* **Provided data**

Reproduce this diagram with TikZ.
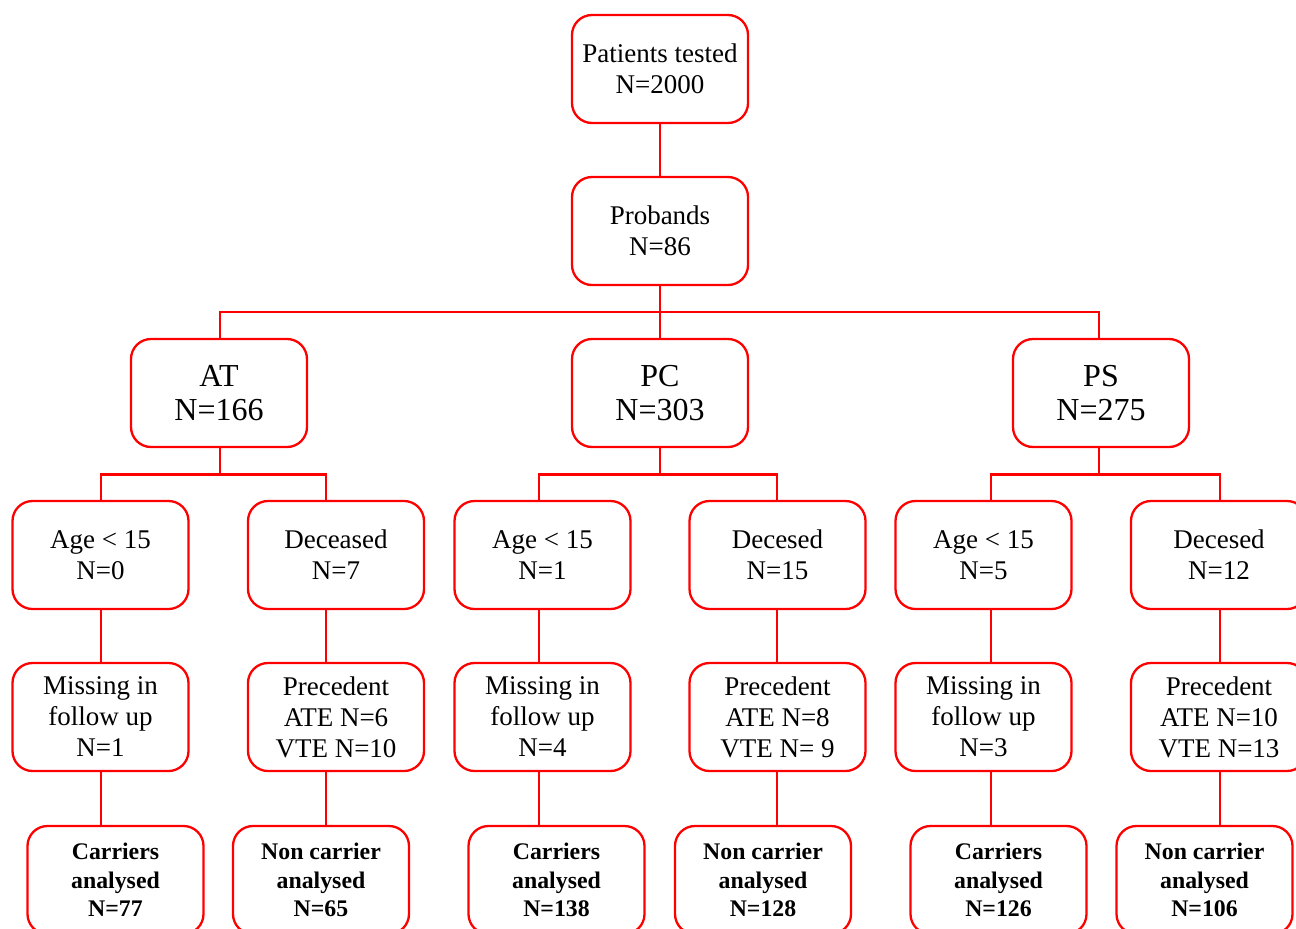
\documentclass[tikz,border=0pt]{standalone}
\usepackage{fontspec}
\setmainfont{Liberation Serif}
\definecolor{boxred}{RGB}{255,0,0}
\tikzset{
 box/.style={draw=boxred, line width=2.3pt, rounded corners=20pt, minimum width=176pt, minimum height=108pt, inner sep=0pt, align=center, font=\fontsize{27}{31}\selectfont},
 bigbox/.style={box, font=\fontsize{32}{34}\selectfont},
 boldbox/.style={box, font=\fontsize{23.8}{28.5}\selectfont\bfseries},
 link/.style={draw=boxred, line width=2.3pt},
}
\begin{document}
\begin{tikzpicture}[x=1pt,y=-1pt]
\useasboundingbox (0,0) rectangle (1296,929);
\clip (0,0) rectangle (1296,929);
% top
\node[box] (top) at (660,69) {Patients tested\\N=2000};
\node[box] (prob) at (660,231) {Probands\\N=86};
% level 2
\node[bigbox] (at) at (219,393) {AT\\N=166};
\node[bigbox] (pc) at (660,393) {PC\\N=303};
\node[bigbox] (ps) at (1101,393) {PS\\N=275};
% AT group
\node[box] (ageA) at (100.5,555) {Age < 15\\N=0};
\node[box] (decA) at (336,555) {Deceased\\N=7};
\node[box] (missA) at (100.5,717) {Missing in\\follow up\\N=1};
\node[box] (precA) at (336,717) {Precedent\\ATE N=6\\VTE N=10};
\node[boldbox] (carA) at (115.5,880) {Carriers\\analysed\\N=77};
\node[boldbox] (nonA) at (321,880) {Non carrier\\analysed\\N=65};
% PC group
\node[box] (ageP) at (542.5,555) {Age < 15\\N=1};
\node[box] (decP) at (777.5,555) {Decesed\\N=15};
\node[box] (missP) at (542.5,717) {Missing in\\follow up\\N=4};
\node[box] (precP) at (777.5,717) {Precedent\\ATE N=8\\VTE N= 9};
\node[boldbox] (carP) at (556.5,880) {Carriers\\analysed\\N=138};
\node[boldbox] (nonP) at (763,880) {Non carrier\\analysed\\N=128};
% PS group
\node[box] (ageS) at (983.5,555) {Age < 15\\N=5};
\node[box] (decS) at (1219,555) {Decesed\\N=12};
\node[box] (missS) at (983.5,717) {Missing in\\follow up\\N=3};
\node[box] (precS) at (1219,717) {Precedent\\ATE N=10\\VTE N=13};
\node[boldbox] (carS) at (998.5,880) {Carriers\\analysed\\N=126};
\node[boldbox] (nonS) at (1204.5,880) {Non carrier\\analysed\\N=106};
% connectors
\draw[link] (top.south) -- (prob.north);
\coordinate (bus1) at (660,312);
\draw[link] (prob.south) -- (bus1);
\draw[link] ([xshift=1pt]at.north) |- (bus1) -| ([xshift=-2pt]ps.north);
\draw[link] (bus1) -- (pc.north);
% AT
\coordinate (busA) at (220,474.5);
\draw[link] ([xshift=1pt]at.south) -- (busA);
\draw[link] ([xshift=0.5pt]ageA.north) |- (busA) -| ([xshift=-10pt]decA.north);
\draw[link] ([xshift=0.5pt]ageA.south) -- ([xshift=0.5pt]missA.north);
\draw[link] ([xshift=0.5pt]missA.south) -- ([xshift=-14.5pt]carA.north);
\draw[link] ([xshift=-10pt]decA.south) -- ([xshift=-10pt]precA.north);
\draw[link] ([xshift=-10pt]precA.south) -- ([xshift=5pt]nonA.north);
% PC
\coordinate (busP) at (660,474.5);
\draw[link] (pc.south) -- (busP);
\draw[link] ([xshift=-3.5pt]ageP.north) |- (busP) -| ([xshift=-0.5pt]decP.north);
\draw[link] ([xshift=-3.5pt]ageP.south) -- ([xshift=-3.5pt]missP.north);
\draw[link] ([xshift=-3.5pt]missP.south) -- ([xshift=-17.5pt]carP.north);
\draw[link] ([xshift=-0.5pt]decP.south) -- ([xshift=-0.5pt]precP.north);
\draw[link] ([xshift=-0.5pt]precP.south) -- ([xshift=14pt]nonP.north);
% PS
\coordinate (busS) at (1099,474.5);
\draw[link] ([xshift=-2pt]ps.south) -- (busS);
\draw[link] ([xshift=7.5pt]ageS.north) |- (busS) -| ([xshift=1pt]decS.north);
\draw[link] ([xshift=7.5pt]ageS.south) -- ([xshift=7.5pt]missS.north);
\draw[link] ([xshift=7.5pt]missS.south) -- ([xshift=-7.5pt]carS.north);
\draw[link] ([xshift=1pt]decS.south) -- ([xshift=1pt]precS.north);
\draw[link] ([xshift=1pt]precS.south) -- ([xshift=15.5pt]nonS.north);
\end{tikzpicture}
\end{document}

* **Instruction**
Without including any picture, repeat the data exactly.

* **Exercise answer**
Reproduce this diagram with TikZ.
\documentclass[tikz,border=0pt]{standalone}
\usepackage{fontspec}
\setmainfont{Liberation Serif}
\definecolor{boxred}{RGB}{255,0,0}
\tikzset{
 box/.style={draw=boxred, line width=2.3pt, rounded corners=20pt, minimum width=176pt, minimum height=108pt, inner sep=0pt, align=center, font=\fontsize{27}{31}\selectfont},
 bigbox/.style={box, font=\fontsize{32}{34}\selectfont},
 boldbox/.style={box, font=\fontsize{23.8}{28.5}\selectfont\bfseries},
 link/.style={draw=boxred, line width=2.3pt},
}
\begin{document}
\begin{tikzpicture}[x=1pt,y=-1pt]
\useasboundingbox (0,0) rectangle (1296,929);
\clip (0,0) rectangle (1296,929);
% top
\node[box] (top) at (660,69) {Patients tested\\N=2000};
\node[box] (prob) at (660,231) {Probands\\N=86};
% level 2
\node[bigbox] (at) at (219,393) {AT\\N=166};
\node[bigbox] (pc) at (660,393) {PC\\N=303};
\node[bigbox] (ps) at (1101,393) {PS\\N=275};
% AT group
\node[box] (ageA) at (100.5,555) {Age < 15\\N=0};
\node[box] (decA) at (336,555) {Deceased\\N=7};
\node[box] (missA) at (100.5,717) {Missing in\\follow up\\N=1};
\node[box] (precA) at (336,717) {Precedent\\ATE N=6\\VTE N=10};
\node[boldbox] (carA) at (115.5,880) {Carriers\\analysed\\N=77};
\node[boldbox] (nonA) at (321,880) {Non carrier\\analysed\\N=65};
% PC group
\node[box] (ageP) at (542.5,555) {Age < 15\\N=1};
\node[box] (decP) at (777.5,555) {Decesed\\N=15};
\node[box] (missP) at (542.5,717) {Missing in\\follow up\\N=4};
\node[box] (precP) at (777.5,717) {Precedent\\ATE N=8\\VTE N= 9};
\node[boldbox] (carP) at (556.5,880) {Carriers\\analysed\\N=138};
\node[boldbox] (nonP) at (763,880) {Non carrier\\analysed\\N=128};
% PS group
\node[box] (ageS) at (983.5,555) {Age < 15\\N=5};
\node[box] (decS) at (1219,555) {Decesed\\N=12};
\node[box] (missS) at (983.5,717) {Missing in\\follow up\\N=3};
\node[box] (precS) at (1219,717) {Precedent\\ATE N=10\\VTE N=13};
\node[boldbox] (carS) at (998.5,880) {Carriers\\analysed\\N=126};
\node[boldbox] (nonS) at (1204.5,880) {Non carrier\\analysed\\N=106};
% connectors
\draw[link] (top.south) -- (prob.north);
\coordinate (bus1) at (660,312);
\draw[link] (prob.south) -- (bus1);
\draw[link] ([xshift=1pt]at.north) |- (bus1) -| ([xshift=-2pt]ps.north);
\draw[link] (bus1) -- (pc.north);
% AT
\coordinate (busA) at (220,474.5);
\draw[link] ([xshift=1pt]at.south) -- (busA);
\draw[link] ([xshift=0.5pt]ageA.north) |- (busA) -| ([xshift=-10pt]decA.north);
\draw[link] ([xshift=0.5pt]ageA.south) -- ([xshift=0.5pt]missA.north);
\draw[link] ([xshift=0.5pt]missA.south) -- ([xshift=-14.5pt]carA.north);
\draw[link] ([xshift=-10pt]decA.south) -- ([xshift=-10pt]precA.north);
\draw[link] ([xshift=-10pt]precA.south) -- ([xshift=5pt]nonA.north);
% PC
\coordinate (busP) at (660,474.5);
\draw[link] (pc.south) -- (busP);
\draw[link] ([xshift=-3.5pt]ageP.north) |- (busP) -| ([xshift=-0.5pt]decP.north);
\draw[link] ([xshift=-3.5pt]ageP.south) -- ([xshift=-3.5pt]missP.north);
\draw[link] ([xshift=-3.5pt]missP.south) -- ([xshift=-17.5pt]carP.north);
\draw[link] ([xshift=-0.5pt]decP.south) -- ([xshift=-0.5pt]precP.north);
\draw[link] ([xshift=-0.5pt]precP.south) -- ([xshift=14pt]nonP.north);
% PS
\coordinate (busS) at (1099,474.5);
\draw[link] ([xshift=-2pt]ps.south) -- (busS);
\draw[link] ([xshift=7.5pt]ageS.north) |- (busS) -| ([xshift=1pt]decS.north);
\draw[link] ([xshift=7.5pt]ageS.south) -- ([xshift=7.5pt]missS.north);
\draw[link] ([xshift=7.5pt]missS.south) -- ([xshift=-7.5pt]carS.north);
\draw[link] ([xshift=1pt]decS.south) -- ([xshift=1pt]precS.north);
\draw[link] ([xshift=1pt]precS.south) -- ([xshift=15.5pt]nonS.north);
\end{tikzpicture}
\end{document}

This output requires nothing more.